Cables released by the National Archives of Australia on Friday reveal that fear of an influx of refugees was among the key motivations behind Australia’s decision to assist the U.N. peacekeeping mission in Cambodia in the early 1990s.
Selected Cabinet records from 1990 and 1991 state that beyond a sense of humanitarian responsibility, Australia’s involvement in Cambodian affairs was influenced by concerns about increased migration, ambitions for greater economic and trade opportunities in Southeast Asia, and a desire to improve the country’s international standing.
Cabinet minutes from June 26, 1990, titled “Asylum claimants” betray a fear of asylum seekers reaching Australia’s shores.
“Our broad and liberal approach to visitor entry means that there is scope for many thousands of people from ‘at risk countries’…to self select themselves as de facto migrants,” the minutes say.
“Recent boat arrivals from Cambodia show that strains can be imposed on our processes and programs from those who can reach the Australian frontier by unconventional means without visas at all.”
According to the Australian Department of Immigration and Citizenship, a mere 315 asylum seekers arrived by boat from Cambodia between 1989 and April 1991.
Australia’s treatment of refugees has come under increasing scrutiny in recent years. In September 2014, Australia pledged AU$40 million (about $28.1 million) in aid to Cambodia in exchange for taking in an unspecified number of refugees from a detention center on the Pacific island of Nauru.
To date, Cambodia has received five refugees from the facility on Nauru—three Iranians and two Rohingya from Burma—which the U.N. has condemned for flouting its Refugee Convention, to which Australia is a signatory.

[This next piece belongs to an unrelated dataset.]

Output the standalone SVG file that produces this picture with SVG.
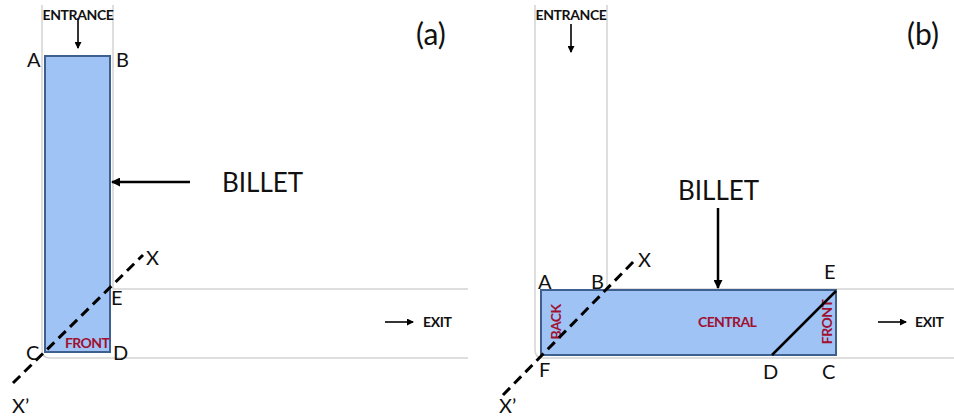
<svg xmlns="http://www.w3.org/2000/svg" width="954" height="416" viewBox="0 0 954 416">
<defs>
<marker id="ah" markerWidth="9" markerHeight="9" refX="8" refY="4.5" orient="auto" markerUnits="userSpaceOnUse">
<path d="M0,0 L9,4.5 L0,9 Z" fill="#000"/>
</marker>
<marker id="ahs" markerWidth="7" markerHeight="7" refX="6" refY="3.5" orient="auto" markerUnits="userSpaceOnUse">
<path d="M0,0 L7,3.5 L0,7 Z" fill="#000"/>
</marker>
</defs>
<style>
.wall{fill:none;stroke:#d4d4d4;stroke-width:1.5}
.billet{fill:#9fc3f5;stroke:#3f5f8f;stroke-width:2}
.lbl{font-family:Lato,"Open Sans","Liberation Sans",sans-serif;font-size:20px;fill:#111}
.big{font-family:Lato,"Open Sans","Liberation Sans",sans-serif;font-size:26px;fill:#111}
.title{font-family:Lato,"Open Sans","Liberation Sans",sans-serif;font-size:30px;fill:#111}
.small{font-family:Lato,"Open Sans","Liberation Sans",sans-serif;font-size:14px;font-weight:bold;fill:#111;letter-spacing:-0.4px}
.red{font-family:Lato,"Open Sans","Liberation Sans",sans-serif;font-size:14px;font-weight:bold;fill:#a01030;letter-spacing:-0.6px}
.arr{stroke:#000;stroke-width:2.5;fill:none}
.arrs{stroke:#000;stroke-width:1.6;fill:none}
.dash{stroke:#000;stroke-width:3;stroke-dasharray:10,6;fill:none}
</style>

<g id="panel-a-walls">
<path class="wall" d="M42,5 V350 Q42,358 50,358 H468"/>
<path class="wall" d="M113,5 V289 H468"/>
</g>
<g id="panel-b-walls">
<path class="wall" d="M535,5 V350 Q535,358 543,358 H954"/>
<path class="wall" d="M607,5 V289 H954"/>
</g>

<g id="billet-a">
<rect class="billet" x="45" y="56" width="65" height="296"/>
<text class="red" x="65" y="348">FRONT</text>
</g>

<g id="billet-b">
<rect class="billet" x="541" y="290" width="295" height="65"/>
<text class="red" x="698" y="327">CENTRAL</text>
<text class="red" transform="translate(561,322) rotate(-90)" text-anchor="middle">BACK</text>
<text class="red" transform="translate(832,322) rotate(-90)" text-anchor="middle">FRONT</text>
</g>

<g id="connectors">
<line class="arrs" x1="78" y1="18" x2="78" y2="48" marker-end="url(#ahs)"/>
<line class="arrs" x1="571" y1="24" x2="571" y2="52" marker-end="url(#ahs)"/>
<line class="arr" x1="190" y1="182" x2="112" y2="182" marker-end="url(#ah)"/>
<line class="arr" x1="718" y1="208" x2="718" y2="288" marker-end="url(#ah)"/>
<line class="arrs" x1="385" y1="322" x2="413" y2="322" marker-end="url(#ahs)"/>
<line class="arrs" x1="878" y1="322" x2="906" y2="322" marker-end="url(#ahs)"/>
<line class="dash" x1="13" y1="383" x2="143" y2="255"/>
<line class="dash" x1="503" y1="395" x2="637" y2="258"/>
<line stroke="#000" stroke-width="2.5" x1="772" y1="355" x2="836" y2="291"/>
</g>

<g id="labels-a">
<text class="small" x="78" y="20" text-anchor="middle">ENTRANCE</text>
<text class="lbl" x="27" y="67">A</text>
<text class="lbl" x="116" y="67">B</text>
<text class="lbl" x="111" y="305">E</text>
<text class="lbl" x="26" y="360">C</text>
<text class="lbl" x="113" y="360">D</text>
<text class="lbl" x="146" y="265" font-size="22">X</text>
<text class="lbl" x="12" y="413" font-size="22">X’</text>
<text class="big" x="222" y="192">BILLET</text>
<text class="small" x="423" y="327">EXIT</text>
<text class="title" x="416" y="45">(a)</text>
</g>

<g id="labels-b">
<text class="small" x="571" y="20" text-anchor="middle">ENTRANCE</text>
<text class="lbl" x="538" y="289">A</text>
<text class="lbl" x="591" y="289">B</text>
<text class="lbl" x="824" y="279">E</text>
<text class="lbl" x="539" y="377">F</text>
<text class="lbl" x="763" y="379">D</text>
<text class="lbl" x="822" y="379">C</text>
<text class="lbl" x="638" y="267" font-size="22">X</text>
<text class="lbl" x="499" y="413" font-size="22">X’</text>
<text class="big" x="678" y="200">BILLET</text>
<text class="small" x="915" y="327">EXIT</text>
<text class="title" x="907" y="45">(b)</text>
</g>
</svg>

One Rohingya man has since returned to Burma of his own volition.
Another Cabinet submission titled “Options for an Australian contribution to a peacekeeping force in Cambodia,” prepared by then-Foreign Affairs Minister Gareth Evans and then-Labour Party Senator Robert Ray in early October 1991, details the aims and potential pitfalls of an Australian deployment to Cambodia.
The document—submitted in anticipation of the Paris Peace Agreements planned for later that month—recommends Australia be prepared to provide 500 personnel to limit Cambodian refugees and bolster diplomatic influence in both Cambodia and the U.N.
It states that Australia’s efforts assisting the U.N. with the “Cambodian problem…provides the best chance of stemming the flow of Cambodian refugees and of arranging the repatriation of Cambodian boat people in Australia.”
“Participation in U.N. peacekeeping operations in Cambodia…will reinforce our standing in South-East Asia,” the document adds.
“It would help promote regional acceptance of Australia as a natural partner in future South East Asian security, and would enhance our long-term relationship (including trade and investment) with Cambodia and Vietnam.”
The document goes on to describe a “substantial risk” of instability in Cambodia due to competing powers in the country, and says that for both diplomatic and safety reasons, Australia should “actively seek positions or roles which provide access to both U.N. and the various Cambodian factions at a high level.”